Regular Service = Safety

Scuba diving allows us to see and interact with the underwater world. Regularly inspecting and servicing your dive equipment, especially your diving regulator, is one part of a divers’ responsibility. Servicing your equipment is also a key part of keeping our sport safe.


Frequently asked questions

How Does My Diving Regulator Work? Just the Basics

Regulators are essential but can be intimidating. Even though you reviewed their function during your open water class, here are some basics to easily understanding this clever tech.

The air in your tank is compressed to about 200-300 bar (2900-4350 Psi) so that you can carry air under water at depth. Your regulator reduces the compression to a breathable pressure. It does this in 2 stages. The first stage is attached to your cylinder and brings the pressure down to around 10 bar (145 Psi). The second stage is what you breathe in and out of while your are diving. It lowers the pressure even more, to below .05 bar (.725 Psi), a comfortable breathing pressure. And it keeps this ambient pressure no matter what your dive depth is, like I said pretty clever!

For more details check out What to look for when buying a Scuba Regulator at the bottom of our buying guide.

When Should I Buy my First Diving Regulator?

After your mask, snorkel, and fins, consider purchasing a dive computer next. Dive computers are essential for dive safety. In addition, they are not usually part of diving rental gear. Usually, regulators are the last piece of gear purchased as they are an expense. However, if you are ready to invest in gear, some dive shops offer a package containing (BCD, Regulator, and Dive Computer).

See our detailed advice on when to buy diving equipment here.

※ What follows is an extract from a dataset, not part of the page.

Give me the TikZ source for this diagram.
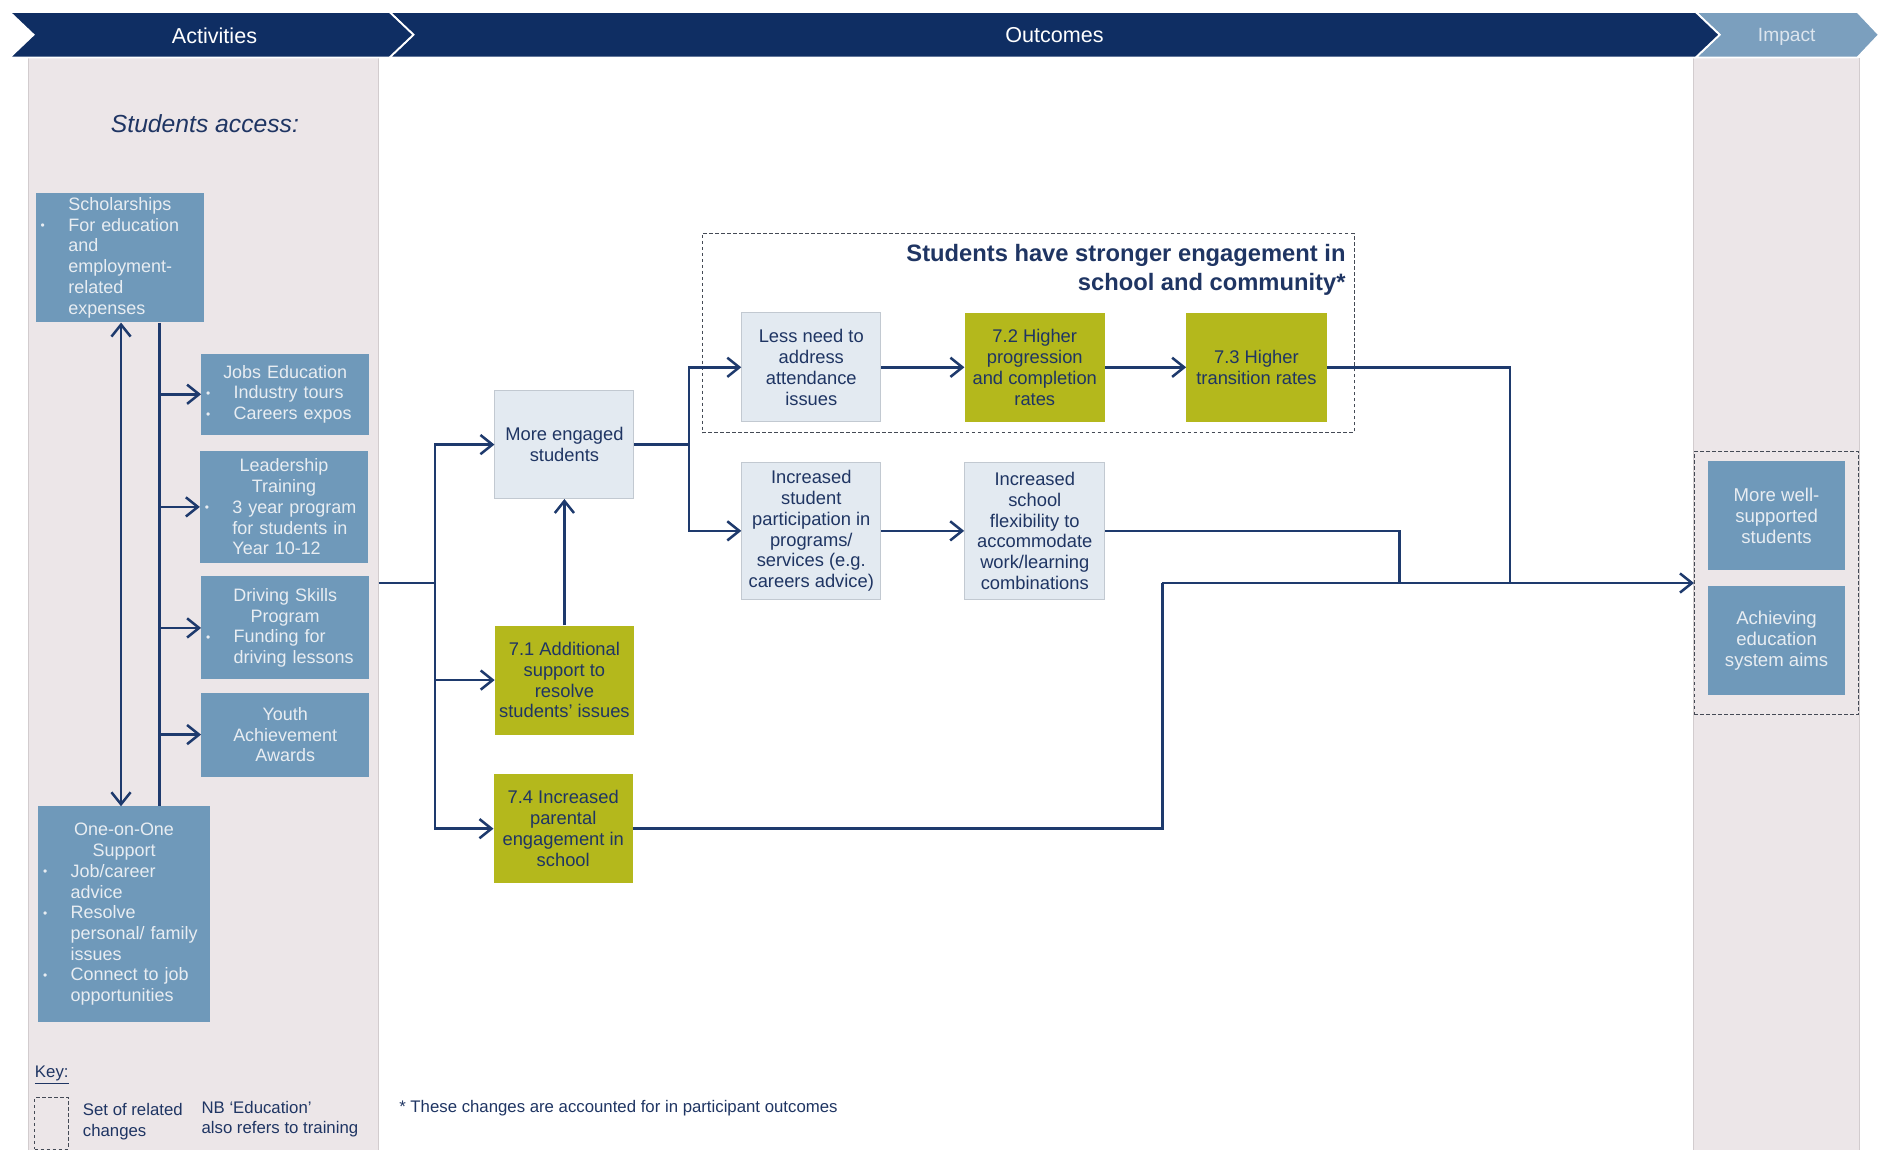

What if I Don't Own my Own Gear – Can I Rent Gear before I Buy my Own? Should I Buy a Used Regulator? Is it Safe to Purchase a Used Regulator

Congratulations, you are a certified open water diver! However, you don’t have to run out right away and purchase all new gear. Rental gear is safe. Rental gear also allows you to try different gear to get a feel for your personal preferences.

Purchasing used gear is safe if you know what you are getting. Make sure you test out used gear before you buy by having it looked over by a certified technician. Purchase used dive gear the same way you would purchase a used car. Inspect before you buy.